The price cuts and new bundles serve two of Gateway's goals: to push deeper into the sub-$1,000 territory and to increase revenues from software, services, training and other "beyond-the-box" sources.
"We've seen a lot of growth in the sub-$1,000 space, and I'm not sure we've participated in that growth like we'd like to...This is a concerted effort on our part," said Cliff Holtz, senior vice president of Gateway's consumer division. "Less than 20 to 25 percent of our business is down there."
With the cuts, which take effect tomorrow, Gateway's basic consumer computer will drop $100 to a $799 price tag and come with a free year of Internet service from America Online. The other will drop $200 to its new price of $999.
Gateway will also begin to market software bundles that effectively tailor the computer for a specific interest or demographic group. A "value pack" for Hispanic consumers, for instance, comes with a Spanish version of Windows, applications and tutorials in Spanish, a printer, and links to Univision, a Spanish media conglomerate.
Other packages target first-time buyers, senior citizens, digital photography fans and people interested in recording CDs.
"You've heard us talk about customized PCs. We're now talking about a customized user experience," Holtz said.

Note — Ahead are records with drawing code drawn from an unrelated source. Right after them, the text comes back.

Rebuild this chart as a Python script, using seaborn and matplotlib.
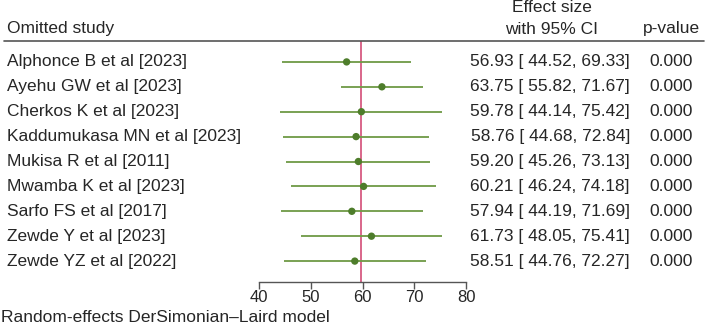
import matplotlib
matplotlib.use('Agg')
import matplotlib.pyplot as plt
import seaborn as sns
import pandas as pd

# leave-one-out estimates
studies = ['Alphonce B et al [2023]', 'Ayehu GW et al [2023]', 'Cherkos K et al [2023]',
           'Kaddumukasa MN et al [2023]', 'Mukisa R et al [2011]', 'Mwamba K et al [2023]',
           'Sarfo FS et al [2017]', 'Zewde Y et al [2023]', 'Zewde YZ et al [2022]']
est = [56.93, 63.75, 59.78, 58.76, 59.20, 60.21, 57.94, 61.73, 58.51]
lower = [44.52, 55.82, 44.14, 44.68, 45.26, 46.24, 44.19, 48.05, 44.76]
upper = [69.33, 71.67, 75.42, 72.84, 73.13, 74.18, 71.69, 75.41, 72.27]
pvals = [0.000] * 9
overall = 59.65
xticks = [40, 50, 60, 70, 80]

df = pd.DataFrame({'study': studies, 'est': est, 'lo': lower, 'hi': upper,
                   'p': pvals, 'row': range(len(studies))})

sns.set_style('white')
plt.rcParams['font.family'] = ['Liberation Sans', 'DejaVu Sans']
fs = 12.5

W, H = 708, 327
fig = plt.figure(figsize=(W / 100, H / 100), dpi=100)

def fx(px):
    return px / W

def fy(py):
    return 1 - py / H

# forest panel: x 40..80 -> px 259..466, from header line (41) to axis (282)
ax = fig.add_axes([fx(259), fy(282), fx(466) - fx(259), fy(41) - fy(282)])
ax.hlines(df['row'], df['lo'], df['hi'], color='#6e9a45', lw=1.3, zorder=2)
sns.scatterplot(data=df, x='est', y='row', ax=ax, color='#4e7d2b', s=28,
                edgecolor='none', zorder=3)
ax.axvline(overall, color='#d9668a', lw=1.4, zorder=1)
ax.set_xlim(40, 80)
ax.set_ylim(8.84, -0.84)
ax.set_xticks(xticks)
ax.set_yticks([])
ax.set_xlabel('')
ax.set_ylabel('')
for s in ['top', 'left', 'right']:
    ax.spines[s].set_visible(False)
ax.spines['bottom'].set_color('#555555')
ax.spines['bottom'].set_linewidth(1.0)
ax.tick_params(axis='x', length=5, width=1.0, color='#555555', labelsize=fs - 0.5,
               pad=1, bottom=True)
ax.patch.set_alpha(0)

# header
fig.text(fx(7), fy(29), 'Omitted study', fontsize=fs, va='center', ha='left')
fig.text(fx(552), fy(8), 'Effect size', fontsize=fs, va='center', ha='center')
fig.text(fx(552), fy(29), 'with 95% CI', fontsize=fs, va='center', ha='center')
fig.text(fx(671), fy(29), 'p-value', fontsize=fs, va='center', ha='center')
fig.add_artist(plt.Line2D([fx(4), fx(704)], [fy(41), fy(41)], color='#555555', lw=1.2))

# rows
for i, r in df.iterrows():
    y = fy(61.5 + 25 * i)
    fig.text(fx(7), y, r['study'], fontsize=fs, va='center', ha='left')
    fig.text(fx(630), y, '{:.2f} [ {:.2f}, {:.2f}]'.format(r['est'], r['lo'], r['hi']),
             fontsize=fs, va='center', ha='right')
    fig.text(fx(671), y, '{:.3f}'.format(r['p']), fontsize=fs, va='center', ha='center')

fig.text(fx(1), fy(318), 'Random-effects DerSimonian\u2013Laird model', fontsize=fs,
         va='center', ha='left')

fig.savefig('out.png', dpi=100)
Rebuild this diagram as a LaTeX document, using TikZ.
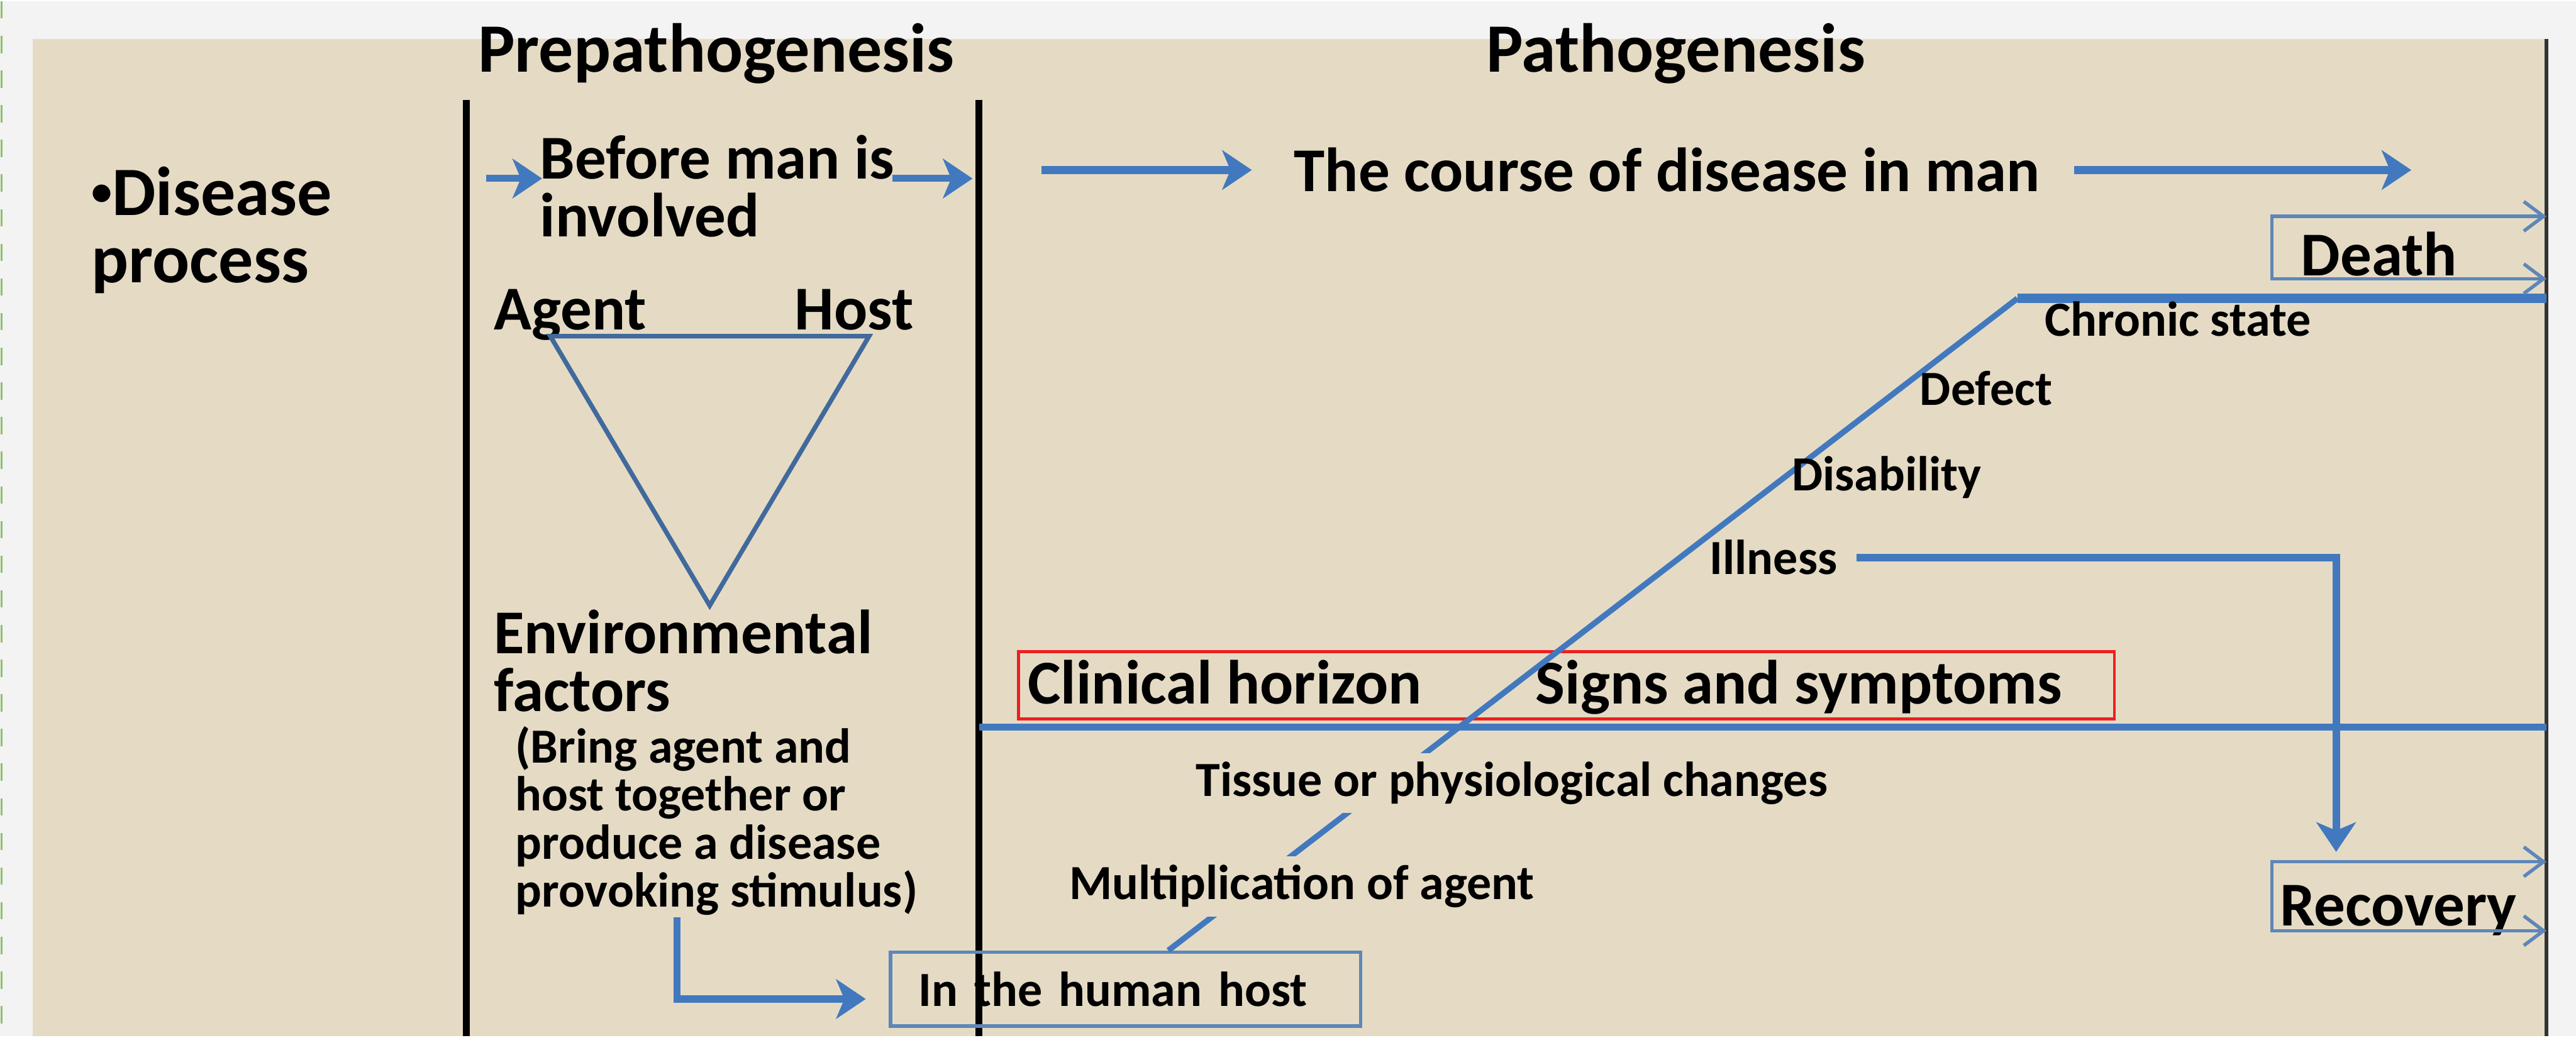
\documentclass[tikz,border=0pt]{standalone}
\usepackage{fontspec}
\setmainfont{Carlito}
\usetikzlibrary{arrows.meta, positioning}
\definecolor{linen}{HTML}{E5DBC5}
\definecolor{pagegray}{HTML}{F3F3F3}
\definecolor{flowblue}{HTML}{4279BE}
\definecolor{triblue}{HTML}{41699C}
\definecolor{boxblue}{HTML}{5F86B8}
\definecolor{horizonred}{HTML}{F01E1E}
\definecolor{edgegreen}{HTML}{8CC06A}

\begin{document}
\begin{tikzpicture}[
    x=0.01cm, y=-0.01cm,
    head/.style={font=\fontsize{12}{12}\selectfont\bfseries, anchor=base, inner sep=0pt},
    txt/.style={font=\fontsize{10.8}{10}\selectfont\bfseries, anchor=base west, inner sep=0pt},
    block/.style={txt, anchor=north west, align=left},
    stage/.style={font=\fontsize{8.5}{8.3}\selectfont\bfseries, anchor=base west, inner sep=0pt},
    masked/.style={stage, fill=linen, inner sep=1.5pt},
    divider/.style={line width=1.2pt, black},
    flow/.style={flowblue, line width=1.5pt, -{Stealth[length=1.8mm, width=2.4mm, inset=0.5mm]}},
    course/.style={flowblue, line width=1pt},
    barbs/.style={boxblue, line width=0.6pt, {Straight Barb[length=1.2mm, width=1.8mm]}-{Straight Barb[length=1.2mm, width=1.8mm]}},
]
    % Page and linen background
    \fill[pagegray] (0,0) rectangle (1568,630);
    \fill[linen] (20,23) rectangle (1550,630);
    \draw[edgegreen, dashed, line width=0.4pt] (1,0) -- (1,630);
    \draw[black!80, line width=0.6pt] (1550,23) -- (1550,630);
    \useasboundingbox (0,0) rectangle (1568,630);

    % Headings
    \node[head] (prepath) at (436,43) {Prepathogenesis};
    \node[head] (path) at (1020,43) {Pathogenesis};
    \node[block, font=\fontsize{12}{11.7}\selectfont\bfseries] (disease) at (55,100)
        {\raisebox{0.14em}{\scalebox{0.6}{•}}Disease\\process};

    % Period dividers
    \draw[divider] (284,60) -- (284,630);
    \draw[divider] (596,60) -- (596,630);

    % Prepathogenesis column
    \node[block] (before) at (328,81) {Before man is\\involved};
    \node[txt] (agent) at (300,200) {Agent};
    \node[txt] (host) at (483,200) {Host};
    \draw[triblue, line width=0.8pt] (335,204) -- (529,204) -- (432,368) -- cycle;
    \node[block] (env) at (300,370) {Environmental\\factors};
    \node[block, font=\fontsize{8.5}{8.3}\selectfont\bfseries] (bring) at (313,441)
        {(Bring agent and\\host together or\\produce a disease\\provoking stimulus)};
    \node[draw=boxblue, line width=0.6pt, anchor=north west, minimum height=0.45cm,
        text width=2.52cm, inner xsep=0.17cm, align=left,
        font=\fontsize{8.5}{8.3}\selectfont\bfseries] (hhost) at (541,578) {In the human host};

    % Pathogenesis column
    \node[txt] (coursetxt) at (787,116) {The course of disease in man};
    \node[txt] (death) at (1400,167) {Death};
    \node[txt] (recovery) at (1387,563) {Recovery};
    \coordinate (peak) at (1228,181);
    \coordinate (rimtop) at (1550,181);
    \coordinate (rectop) at (1422,518);

    % Arrows along the top
    \draw[flow, line width=1.2pt] ([xshift=-0.32cm]before.west |- 0,108) -- ([xshift=0.02cm]before.west |- 0,108);
    \draw[flow, line width=1.2pt] ([xshift=-0.02cm]before.east |- 0,108) -- (592,108);
    \draw[flow] ([xshift=-1.53cm]coursetxt.west) -- ([xshift=-0.25cm]coursetxt.west);
    \draw[flow] ([xshift=0.2cm]coursetxt.east) -- ([xshift=2.25cm]coursetxt.east);

    % Environmental factors into the host
    \draw[flow, line width=1.2pt] (412,558) |- ([xshift=-0.14cm, yshift=-0.06cm]hhost.west);

    % Horizon
    \draw[flowblue, line width=1.3pt] (596,442) -- (1550,442);
    \draw[horizonred, line width=0.5pt] (620,396) rectangle (1287,437);
    \node[txt] (clinical) at (625,428) {Clinical horizon};
    \node[txt] (signs) at (934,428) {Signs and symptoms};

    % Course of disease in the host
    \draw[course] ([xshift=0.26cm]hhost.north) -- (peak);
    \draw[flowblue, line width=1.6pt] (peak) -- (rimtop);
    \node[masked] (multi) at (645,547) {Multiplication of agent};
    \node[masked] (tissue) at (722,484) {Tissue or physiological changes};
    \node[stage] (illness) at (1040,349) {Illness};
    \node[stage] (disab) at (1090,298) {Disability};
    \node[stage] (defect) at (1168,246) {Defect};
    \node[stage] (chronic) at (1244,204) {Chronic state};

    % Outcomes
    \draw[flow, line width=1.3pt] ([xshift=0.11cm]illness.east |- 0,339) -| (rectop);
    \draw[barbs] (1550,131) -| ([xshift=-0.17cm]death.west |- 0,150) |- (1550,169);
    \draw[barbs] (1550,524) -| ([xshift=-0.04cm]recovery.west |- 0,545) |- (1550,566);
\end{tikzpicture}
\end{document}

These bundles, of course, ideally will also drive revenue. The bundles run anywhere from $99 to close to $499, although most cost $199 to $299, Holtz said. The bundle for Spanish speakers costs $299. Separately, the items included in that bundle would cost $455.
Beyond-the-box revenue is to Gateway what molded plastic is to Apple Computer. For the past two and a half years, Gateway has been one of the leaders in the industry for devising ways to extract more, and recurring, profit from the sale of PCs.
It was one of the first major manufacturers, for example, to find substantial success in selling Internet access with PCs. More recently, the company expanded both its free and fee-based training clinics.
In the second quarter, non-PC items accounted for 40 percent of the company's income.
With the discounts, Gateway's cheapest Essential PC for consumers will sell for $799, compared with the previous price of $899. The PC comes with a 633-MHz Celeron processor, 64MB of memory, a monitor, a 7.5GB hard drive and a free year of ISP service from AOL. The $899 version came with a 566-MHz Celeron and 32MB of memory. It also had a 15GB hard drive, however.
The company also has lopped the price of the Gateway Essential 733. That PC now comes with a 733-MHz Pentium III, 64MB of memory and a 17-inch monitor. It will sell for $999, compared with the previous price tag of $1,199.